The Question

Scalable Distributed Block Storage System

Design a high-performance distributed block storage service similar to Amazon EBS. The system must support thousands of virtual machines, providing raw block device interfaces with sub-millisecond latency and strong read-after-write consistency. Key challenges include managing volume-to-node mappings at scale, ensuring high durability through replication across failure domains, and implementing efficient, non-blocking point-in-time snapshots. Discuss your strategy for handling storage node failures, minimizing the impact of 'noisy neighbors' in a multi-tenant environment, and optimizing the data path for high-IOPS workloads.

NVMe

RDMA

Etcd

gRPC

SPDK

Chain Replication

CRC32

LSM-Tree

HMAC

Questions & Insights

Clarifying Questions

What is the typical block size and I/O pattern? (Assumption: 4KB - 256KB blocks; mostly random I/O for database workloads, sequential for logs).

What are the target latency SLAs? (Assumption: < 1ms for sub-4KB writes, < 5ms for 99th percentile).

Do we support multi-attach (multiple VMs to one volume)? (Assumption: No, single-writer model to simplify consistency and locking for the MVP).

What is the scale of the system? (Assumption: 100,000+ volumes, 100PB+ total storage, 1M+ aggregate IOPS).

How is durability defined? (Assumption: 99.999999999% (11 nines) durability, achieved via 3-way replication across different racks/failure domains).

Thinking Process

Core Bottleneck: How to achieve sub-millisecond write latency while ensuring strong consistency across 3 replicas?

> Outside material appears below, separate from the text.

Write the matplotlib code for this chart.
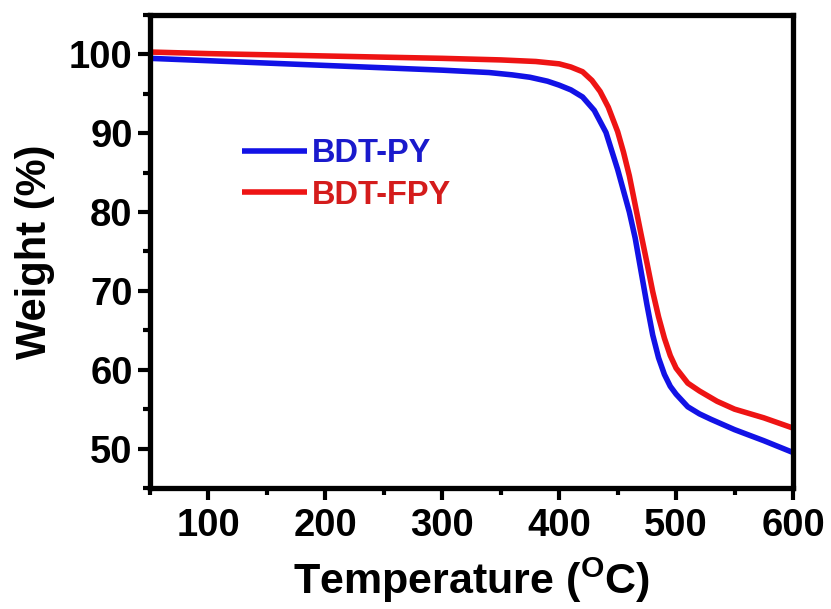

Step 1: The Write Path: How does a block move from the VM guest OS to the physical disks? We use a Chain Replication or Primary-Backup model with synchronous writes to ensure "Read-after-Write" consistency.

Step 2: Metadata Management: How do we map VolumeID + Offset to a physical NodeID + DiskAddress? We use a partitioned, highly available Metadata Service (likely backed by Etcd/Zookeeper) and client-side caching to avoid the metadata lookup bottleneck.

Step 3: Fault Tolerance: How does the system react when a Storage Node dies? We use a Placement Service and Health Monitor to detect failures, invalidate old leases, and trigger background re-replication (re-sharding) to restore the durability factor.

Step 4: Snapshotting: How to take a point-in-time backup without stopping I/O? We use Redirect-on-Write (RoW) or Copy-on-Write (CoW) at the block level, pushing frozen data to Object Storage (S3).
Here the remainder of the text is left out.